A pelvic exam is not generally painful, but it can feel uncomfortable or awkward, particularly if you are not familiar with the procedure. If at any point you do experience pain, inform your provider.

How to Prepare

  • Schedule your exam when you do not have your period.
  • Write down any questions you have and bring them with you.
  • Know the first day of your last menstrual period (LMP) and at what age you had your first period.
  • Avoid douching, having sexual intercourse, or inserting anything into your vagina for 48 hours before the exam.
  • Empty your bladder before the exam (unless you are having problems with urination).

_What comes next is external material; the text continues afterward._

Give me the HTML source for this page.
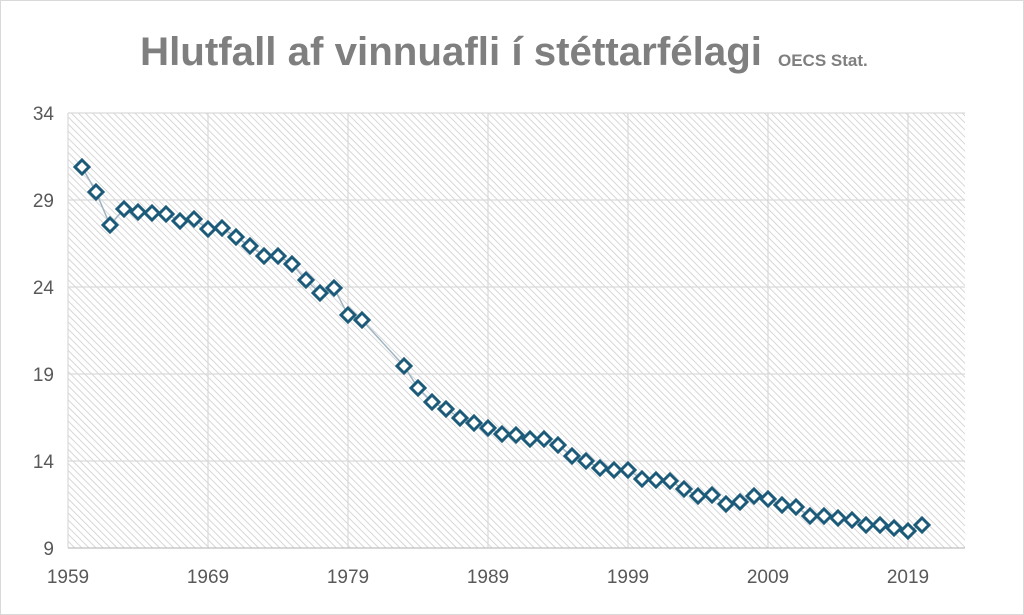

Consultation with the Clinician

The beginning of the appointment will just be a conversation with your provider. Your provider will:

  • Take your medical and gynecological history.
  • Take your blood pressure, weight, and other vital signs.
  • Examine your body, including your skin and other systems, to check for overall health.
  • Check for signs of sexually transmitted infections (STIs), cancer, or other abnormalities.
  • Review your immunization record and order vaccines if needed.
  • Discuss your potential sexual health needs, such as protection from STIs, and reproductive health needs, such as birth control.
  • Perform a clinical breast exam.
  • Perform a pelvic exam and if indicated, obtain a pap smear.

During the Exam

A pelvic exam is a thorough check of a woman’s vagina, cervix, uterus, and ovaries. It can be comprised of 3 parts: an external exam, a bimanual (two-handed) exam, and a rectovaginal exam.

  • You will be asked to undress either completely or from the waist down.
  • When it is time for the pelvic exam, you will lie back on the exam table and place your feet in the stirrups attached to the table.

External Exam

  • Your provider will examine your vulva and the opening of your vagina for signs of any abnormal conditions.
  • The provider will then insert a speculum into your vagina to spread the vaginal walls apart. The speculum is a device that looks similar to a duck’s beak with 2 pieces hinged together. It may be warmed or lubricated.
  • Spreading the vaginal walls allows the provider to examine the walls of your vagina and cervix for any abnormal conditions.
  • If a pap test is needed, the provider will use a small brush or spatula to swab some cells from your cervix. This may cause minor bleeding, which is nothing to be concerned about.
  • The sample cells will be sent to a lab to be screened for cervical cancer and may be tested for STIs.

Bimanual Exam

  • Your provider will insert one or two fingers into your vagina and place the other hand on your lower abdomen.
  • This is to feel the size, shape, and texture of your uterus and ovaries and to check for any unusual growths, discomfort, or pain.

Rectovaginal Exam 

This part of the exam may or may not be performed. If it is:

  • Your provider will insert one finger into your vagina and one finger into your rectum.
  • This is done to evaluate your ovaries and uterus ligaments.

After the Exam

Once the exam is complete, you will be given a washcloth or tissues to clean your vaginal area of any discharge or lubricant. If any samples were taken, you will be contacted when the test results are complete.